Self Deprecating Humor’s Impact on Mental Health


Jenna Olson

Sophia Fleming ’21 uses self-deprecating humor daily.

Jenna Olson, Staff Writer

Over the past few years, much of society’s humor has evolved so that it centers around jokes made at a person’s own expense. Self-deprecating humor is currently at the height of its popularity. Whether it be comedy routines, advertisements, memes, or everyday conversations, it is everywhere. But what even is self-deprecating humor?.

Self-deprecating humor is defined as putting oneself down in a somewhat humorous way. Whether in the workplace, at school, or even on social media, self-deprecating humor seems to have become a cornerstone of our society’s humor. However, it may have some negative aspects that are often overlooked.

Self-deprecating humor tends to keep the mood light and makes the people around more comfortable. This type of humor also makes the joker seem modest and relatable. “We do not want to seem boastful and society uses humor to create connections,” school counselor, Erica Woods-Schmitz said.

Other people use self-deprecation as a way to receive compliments. The immediate response to hearing someone say that they are bad at something is often to reassure them that they are good at it. Some people take advantage of that instinct and use it as a confidence boost. 

Even if they are just jokes, self-deprecation affects the way people think about themselves. Lifeworks therapist Christopher Marks claims that self-deprecating humor can have negative effects on mental health. “Self-deprecating jokes can cause vulnerability, a sense of guilt, worthlessness, and it can affect their responsibility instinct,” Marks said.
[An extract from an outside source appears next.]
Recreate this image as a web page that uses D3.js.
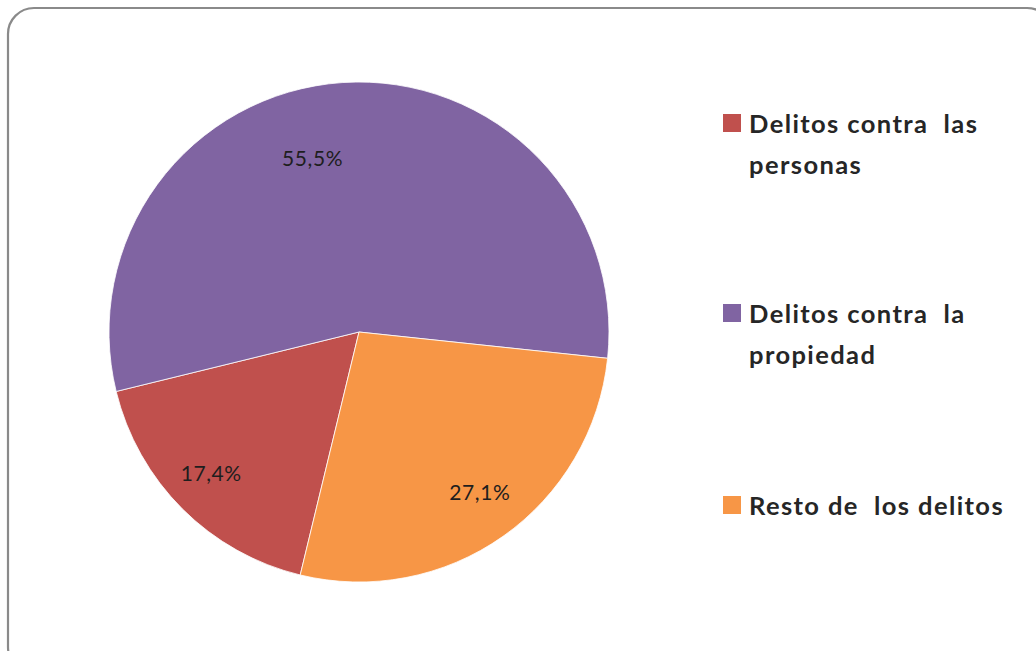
<!DOCTYPE html>
<html>
<head>
<meta charset="utf-8">
<script src="https://cdn.jsdelivr.net/npm/d3@7"></script>
<style>
  body { margin: 0; background: #fff; }
  svg { display: block; }
</style>
</head>
<body>
<div id="chart"></div>
<script>
// data
var categories = ["Delitos contra las personas", "Delitos contra la propiedad", "Resto de los delitos"];
var legendLines = [["Delitos contra  las", "personas"], ["Delitos contra  la", "propiedad"], ["Resto de  los delitos"]];
var values = [17.4, 55.5, 27.1];
var valueLabels = ["17,4%", "55,5%", "27,1%"];
var colors = ["#c0504d", "#8064a2", "#f79646"];

var svgWidth = 1036;
var svgHeight = 651;

var svg = d3.select("#chart")
    .append("svg")
    .attr("width", svgWidth)
    .attr("height", svgHeight);

// frame (runs past the right/bottom edge like the screenshot)
svg.append("rect")
    .attr("x", 8).attr("y", 8)
    .attr("width", 1045).attr("height", 665)
    .attr("rx", 26).attr("ry", 26)
    .attr("fill", "#fff")
    .attr("stroke", "#8a8a8a")
    .attr("stroke-width", 2.2);

var cx = 359, cy = 332, radius = 250;

// first slice (red) starts a bit past 6 o'clock, like the excel chart
var startDeg = 193.6;
var pie = d3.pie()
    .sort(null)
    .value(function(d) { return d; })
    .startAngle(startDeg * Math.PI / 180)
    .endAngle((startDeg + 360) * Math.PI / 180);

var arcs = pie(values);

var arc = d3.arc().innerRadius(0).outerRadius(radius);

var pieGroup = svg.append("g")
    .attr("transform", `translate(${cx}, ${cy})`);

pieGroup.selectAll("path")
    .data(arcs)
    .enter()
    .append("path")
    .attr("d", arc)
    .attr("fill", function(d, i) { return colors[i]; })
    .attr("stroke", "#fff")
    .attr("stroke-width", 0.8);

// label placement: radius and angle nudges (excel "best fit")
var labelRadius = [204, 181, 200];
var labelShift = [1.5, -11, -2]; // degrees

pieGroup.selectAll("text.pct")
    .data(arcs)
    .enter()
    .append("text")
    .attr("class", "pct")
    .attr("x", function(d, i) {
        var a = (d.startAngle + d.endAngle) / 2 + labelShift[i] * Math.PI / 180;
        return Math.sin(a) * labelRadius[i];
    })
    .attr("y", function(d, i) {
        var a = (d.startAngle + d.endAngle) / 2 + labelShift[i] * Math.PI / 180;
        return -Math.cos(a) * labelRadius[i];
    })
    .attr("text-anchor", "middle")
    .attr("dominant-baseline", "central")
    .style("font-family", "Lato, 'Open Sans', sans-serif")
    .style("font-size", "21px")
    .style("letter-spacing", "0.6px")
    .style("fill", "#1e1e1e")
    .text(function(d, i) { return valueLabels[i]; });

// legend
var legendTops = [114, 304, 496];
var legend = svg.append("g");

categories.forEach(function(c, i) {
    var g = legend.append("g")
        .attr("transform", `translate(723, ${legendTops[i]})`);
    g.append("rect")
        .attr("width", 18).attr("height", 18)
        .attr("fill", colors[i]);
    g.selectAll("text")
        .data(legendLines[i])
        .enter()
        .append("text")
        .attr("x", 26)
        .attr("y", function(d, j) { return 19 + j * 41; })
        .style("font-family", "Lato, 'Open Sans', sans-serif")
        .style("font-weight", "bold")
        .style("font-size", "25.5px")
        .style("letter-spacing", "1.4px")
        .style("fill", "#262626")
        .style("white-space", "pre")
        .attr("xml:space", "preserve")
        .text(function(d) { return d; });
});
</script>
</body>
</html>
Self-deprecating humor goes too far when people do not know how to accept compliments, revert to jokes during serious conversations, and put up a front to keep people from helping with underlying issues.

There is a difference between modesty and self-deprecation – modesty is admitting that there are some things one is not good at while accepting that those are balanced out by the things one is good at.

There are healthy ways of boosting one’s confidence and there are school-provided resources, at this website, available to those who feel that themselves or someone they know is using self-deprecating humor excessively. Essentially, while humor is often okay, excessively making fun of oneself may not be the way to achieve confidence or happiness.